I’ll never forget the fight he had in Worcester this year, when he fought a real tough guy. He popped the guy. Then, he turned and looked at the bench, and hollered, like he was so exhilarated. The look on his face—it’s a moment that I don’t think I’ll ever forget.
He was enjoying himself. He was having fun doing it. There aren’t a whole lot of guys who have a switch like that, where they’re doing a tough job, and he was loving life.
As Dean Lombardi once said, "every good army needs a couple of criminals."
The Kings drafted Andy Andreoff as an over-ager. They took him in the 3rd round of the 2011 draft as a 20-year old coming off a 75-point season with the Oshawa Generals of the OHL. Andreoff made a significant leap forward in production in his draft season, but that should be taken with a grain of salt given his age and body type. Listed at 6'1'', 198 pounds, he was a man among boys.
|15||Andy Andreoff||May 17, 1991||Canadian||Round 3, 80th overall (2011)||91|
Andreoff's most obvious asset is his physical game. He hits, he mucks and he grinds. He's very adept at using his body and is very strong while on his skates. However, he is not particularly fast. Since being drafted, the Kings have focused on making him a more capable skater.
He started off the 2012/13 season in a fairly limited role with Manchester. The eventual departures of Dwight King, Jordan Nolan, and Tyler Toffoli allowed Andreoff to take on some more responsibility. Much like the previously profiled Jordan Weal, Andreoff got off to a slow start on the score sheet. Although he had 4 points in his first 6 games, he followed that with a 13-game scoring drought. Through December, the young power forward had just 6 points in 29 games. As the season wore on, however, his production picked up. While he never dominated the scoreboard, he had 20 points in 40 games after the calendar rolled over to 2013. Monarchs' head coach Mark Morris was impressed enough with his progress to increase his role significantly as the season wore on. Andreoff eventually saw time on both the PK and PP.
Andreoff is listed as a center on the AHL's website, but various articles list him at left wing as well. Nelson Emerson, ambiguously listed with Player Development on LAKings.com, said the following about Andreoff at the Kings' recent development camp:
He’s a strong, strong forward who’s capable of playing center or left wing. He’s got an NHL-type body, he’s got NHL toughness, he’ll go into traffic, and you know what? He’s a hockey player. He just plays the right way. He’s hard on his stick. He makes a lot of little plays, and what a great asset to have—a player who’s tough and strong, but also makes a lot of plays.
At the very least, we know the Kings used their 3rd round selection in 2011 to take...a hockey player.

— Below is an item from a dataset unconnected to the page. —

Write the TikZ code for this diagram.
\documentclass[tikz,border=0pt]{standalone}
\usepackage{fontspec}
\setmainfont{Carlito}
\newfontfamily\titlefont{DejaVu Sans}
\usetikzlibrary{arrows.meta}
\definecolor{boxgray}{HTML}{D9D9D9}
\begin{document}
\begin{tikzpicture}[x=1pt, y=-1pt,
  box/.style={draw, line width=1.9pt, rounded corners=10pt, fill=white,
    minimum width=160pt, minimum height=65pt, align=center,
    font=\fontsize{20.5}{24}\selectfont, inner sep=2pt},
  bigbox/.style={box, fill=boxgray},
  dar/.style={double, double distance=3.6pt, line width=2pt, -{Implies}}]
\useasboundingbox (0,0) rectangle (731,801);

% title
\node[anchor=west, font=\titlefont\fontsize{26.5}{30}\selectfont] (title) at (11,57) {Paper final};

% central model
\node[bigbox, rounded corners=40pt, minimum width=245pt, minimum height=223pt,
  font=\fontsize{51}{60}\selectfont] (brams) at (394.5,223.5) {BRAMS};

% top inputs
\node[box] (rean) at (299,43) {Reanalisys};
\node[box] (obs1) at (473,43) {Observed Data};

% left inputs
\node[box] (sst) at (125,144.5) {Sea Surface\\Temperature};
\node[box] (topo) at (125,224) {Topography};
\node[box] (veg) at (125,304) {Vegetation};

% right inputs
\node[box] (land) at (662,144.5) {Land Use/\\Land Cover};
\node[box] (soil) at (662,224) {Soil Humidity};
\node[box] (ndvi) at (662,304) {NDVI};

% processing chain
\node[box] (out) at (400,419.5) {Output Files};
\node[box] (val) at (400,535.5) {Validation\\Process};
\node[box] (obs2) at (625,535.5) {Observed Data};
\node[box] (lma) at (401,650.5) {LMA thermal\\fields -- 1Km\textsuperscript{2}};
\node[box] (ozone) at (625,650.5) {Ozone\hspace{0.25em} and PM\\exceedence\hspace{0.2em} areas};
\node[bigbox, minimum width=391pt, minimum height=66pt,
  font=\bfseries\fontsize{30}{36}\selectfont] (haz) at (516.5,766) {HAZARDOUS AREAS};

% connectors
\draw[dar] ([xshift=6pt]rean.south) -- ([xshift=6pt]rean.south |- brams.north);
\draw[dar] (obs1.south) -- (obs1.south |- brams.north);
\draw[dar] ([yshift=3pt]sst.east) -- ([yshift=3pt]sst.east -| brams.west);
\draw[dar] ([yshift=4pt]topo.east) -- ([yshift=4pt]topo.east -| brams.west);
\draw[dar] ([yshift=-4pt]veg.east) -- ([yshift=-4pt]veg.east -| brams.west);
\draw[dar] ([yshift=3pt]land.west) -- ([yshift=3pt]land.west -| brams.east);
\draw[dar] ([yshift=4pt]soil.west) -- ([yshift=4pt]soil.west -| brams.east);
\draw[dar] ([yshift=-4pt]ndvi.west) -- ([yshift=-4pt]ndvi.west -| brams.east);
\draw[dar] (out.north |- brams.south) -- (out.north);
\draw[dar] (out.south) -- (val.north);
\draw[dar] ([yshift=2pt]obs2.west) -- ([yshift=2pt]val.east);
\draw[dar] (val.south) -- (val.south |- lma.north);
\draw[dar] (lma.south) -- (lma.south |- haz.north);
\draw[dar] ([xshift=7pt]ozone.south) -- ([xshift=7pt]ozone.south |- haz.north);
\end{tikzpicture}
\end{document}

Given the recent departure of utility man Brad Richardson, Andreoff may find himself with a leg up on the ladder just by virtue of versatility. In addition to being able to play left wing and center, Andreoff played some right wing in juniors. Andreoff projects as a bottom six type with enough talent to separate himself from your average thug. Sounds quite a bit like Kyle Clifford, actually. The advantage Andreoff has over Clifford is versatility. The rest of their game seems to wash out pretty evenly, minus Andreoff's aforementioned issue with skating. Then again, Clifford's no speedster. Obviously Clifford is ahead of Andreoff at the moment simply because we know what Clifford can do in the NHL. That said, the gap between them isn't a big one. Given some of the struggles the fourth line had last season, it isn't much of a stretch to say Andreoff has a good chance to play with the Kings very soon.